= Spherical chess =

Chess variants played on spherical boards

Spherical chess is any of several chess variants played on boards composed of fields arranged on the surface of a sphere.

==Miller's spherical chess==
A variant described by Don Miller in 1965 and later modified by Leo Nadvorney. The fields of the board form eight rings around the sphere each consisting of eight squares and with the fields touching the poles degenerated into spherical triangles.

==Murali's spherical chess==
This variant is played on a board obtained by drawing two sets of circles with orthogonal axes of rotation on the sphere. Both players pieces are initially arranged on opposite hemispheres. Each player has a standard set of king, queen, bishop, knight and rook arranged in a square pattern surrounding a central empty square.
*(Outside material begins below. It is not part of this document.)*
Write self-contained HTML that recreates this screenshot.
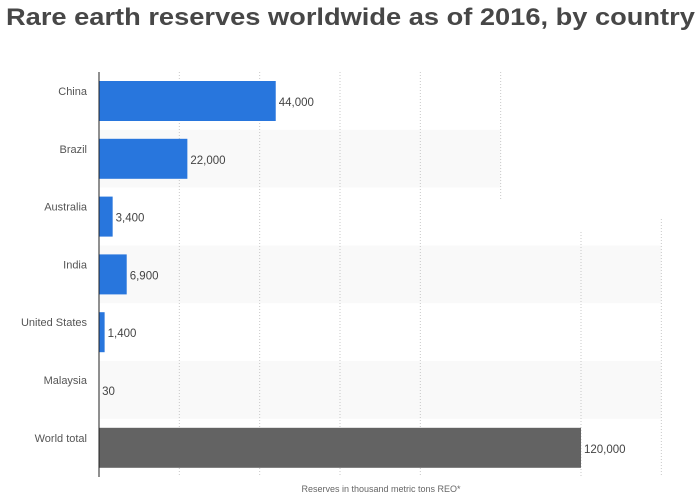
<!DOCTYPE html>
<html><head><meta charset="utf-8"><style>
body{margin:0;background:#fff;width:699px;height:498px;overflow:hidden;font-family:"Liberation Sans",sans-serif}
#title{position:absolute;left:6px;top:4px;font-size:24px;font-weight:bold;color:#474747;white-space:nowrap;transform:scaleX(1.135);transform-origin:0 0}
svg{position:absolute;left:0;top:0}
</style></head><body>
<div id="title">Rare earth reserves worldwide as of 2016, by country</div>
<svg id="chart" width="699" height="498"></svg>
<script>
const categories=["China","Brazil","Australia","India","United States","Malaysia","World total"];
const values=[44000,22000,3400,6900,1400,30,120000];
const valueLabels=["44,000","22,000","3,400","6,900","1,400","30","120,000"];
const gridTicks=[20000,40000,60000,80000,100000,120000,140000];
const NS="http://www.w3.org/2000/svg";
const svg=document.getElementById('chart');
const x0=99, pxPer=(581-99)/120000;
const xs=v=>x0+v*pxPer;
const top0=72, rowH=57.8;
const ys=i=>top0+i*rowH;
function mk(t,a){const e=document.createElementNS(NS,t);for(const k in a)e.setAttribute(k,a[k]);svg.appendChild(e);return e;}
categories.forEach((c,i)=>{if(i%2===1){const r=mk('rect',{x:x0,y:ys(i),width:(i===1?xs(100000)-x0:xs(140000)-x0),height:rowH,fill:'#f9f9f9'});

}});
gridTicks.forEach(t=>{const yStart=t===120000?232:(t===140000?219:72);const yEnd=t===100000?200:477;
const l=mk('line',{x1:xs(t),x2:xs(t),y1:yStart,y2:yEnd,stroke:'#c8c8c8','stroke-dasharray':'1,2'});

});
categories.forEach((c,i)=>{
 const yb=ys(i)+9, h=40;
 const b=mk('rect',{x:x0,y:yb,width:Math.max(values[i]*pxPer,0),height:h,fill:i===6?'#636363':'#2876dd'});
 
 
 const lab=mk('text',{x:87,y:yb+14,'text-anchor':'end','font-size':'11',fill:'#555'});lab.textContent=c;
 
 
 const v=mk('text',{x:xs(values[i])+3,y:yb+25,'font-size':'11.5',fill:'#444'});v.textContent=valueLabels[i];
 
 
});
const ax=mk('line',{x1:x0,x2:x0,y1:72,y2:477,stroke:'#222','stroke-width':1});


const at=mk('text',{x:381,y:492,'text-anchor':'middle','font-size':'9',fill:'#666'});at.textContent='Reserves in thousand metric tons REO*';


</script>
</body></html>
These pieces are surrounded by 16 pawns in another square layer. Pawns move one field orthogonally away from their initial position with the exception of the four pawns at the four corners of the setup, which have two possible directions. They all capture one field diagonally forward. The other pieces have the moves from standard chess adapted to the spherical geometry. For example, the rook can move any number of fields orthogonally up to one of the "poles" of the grid and continue on the other side of the sphere, except that a "null move" is not allowed. This rule regarding "null move" also applies to the bishop and the queen. Pawns promote when reaching the fields where the opponents pieces other than pawns are initially placed.

==Tuveson and Saul's spherical chess==
A variant developed by Jared Tuveson and Lukas Saul. The board has differently shaped fields, some of them being triangles and others squares. Special rules govern the moves of the pieces on the triangular fields.